OMB Lab's research interests include most aspects of computer security, with an emphasis on malware analysis, intrusion detection, and vulnerability analysis.



Our Technology

a) Static Analysis

        In static analysis, we focus on the file format and PE information of malware, such as PE head, Import table, packed information and so on. We also use a decompiler Radux which was made by our lab to find some useful instructions.

b) Dynamic Analysis

        In dynamic analysis, we run malware in an automatic sandbox. We analyze the behavior of every malware through the system call which were captured in sandbox.



Our Algorithm

We make our malware benchmark through a new-designed hierarchical clustering algorithm. Our algorithm can be separated into five steps:

        (1) Construct a graph which contains all nodes in the set. Every node in this graph implies one malware. There is one edge between every two nodes and the value of the edge implies the distance of this two malware. In the initial stages, every node is an independent cluster.

        (2) Input a value K as an expectation and M as a maximum threshold value. K implies the number of clusters we expect to make, and M implies the maximum distance between every two nodes in one cluster. It’s not allowed if a node want to join one cluster but there exists a distance, which is larger than M, of this point from another point in that cluster. It’s not allowed if there exists a distance, larger than M, of one point in cluster A from another point in cluster B, when merging two clusters.

        (3) Ordering all edges by values. It’s similar to Kruskal algorithm but we don’t aim at generate a tree but K Unicom trees.

        (4) Connect the edges ordered by their values. Make sure that every node has a distance which is shorter than M, to any other node in the same cluster. Repeated this step until there does not exist any edge can be allowed to connected.

        (5) After the loop of Step 4, there may be other two situations: the first one is that the number of the clusters generated is K when the algorithm is not completely accomplished. The second situation is that the number of the clusters is more than K. In Situation Two, we can set a maximum threshold value M larger in an acceptable range and continue the loop of Step 4.



EXAMPLE:

Given a set with 6 nodes A,B,C,D,E and F, all the values of edges are integer ranged from 0 to 10. The distance matrix is followed:


Figure 1 the graph of the nodes

Define the threshold value M as 4.

        First, order the edges which are shorter than 4. As the distance matrix shows, the order of the edges is EF(2), AD(3), BC(4), AB(4), BD(4). And in the initial stages, every node is one independent cluster.
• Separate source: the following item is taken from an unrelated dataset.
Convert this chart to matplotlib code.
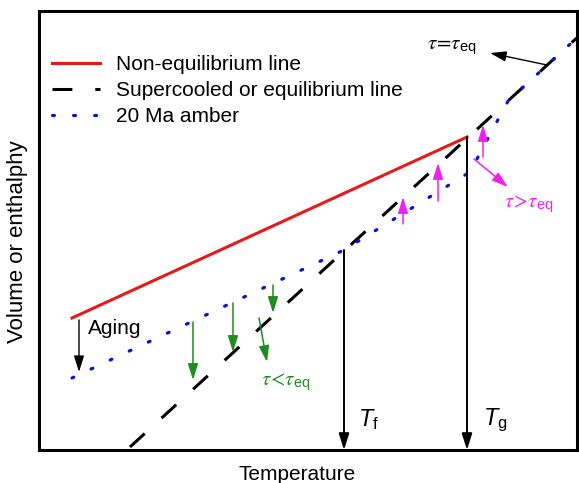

        Second, connect the cluster with the edges by the order. When one connection is successful, the different clusters merge into one. As we can see in the graph(1), the edge EF fits to the requirement of the maximum threshold value, so the node E and F is merged into a new cluster. And now the diameter of the cluster {E,F} is 2. Then the next connection is edge AD. So as in graph(2), there are four clusters as {A,D}, {E,F}, B and C.

        In the similar way, we can finally get three clusters as {A,D}, {E,F} and {B,C} as in graph(3) and the forth edge AB is failed to connected because the diameter of {A,B,C,D} is 5, which is larger than 4 as in graph(4).

        If we set the K as 3 in the initial stages, the algorithm will shutdown right now. But if setting the K as 2, we can change M, the maximum threshold value , to 5 if it is acceptable.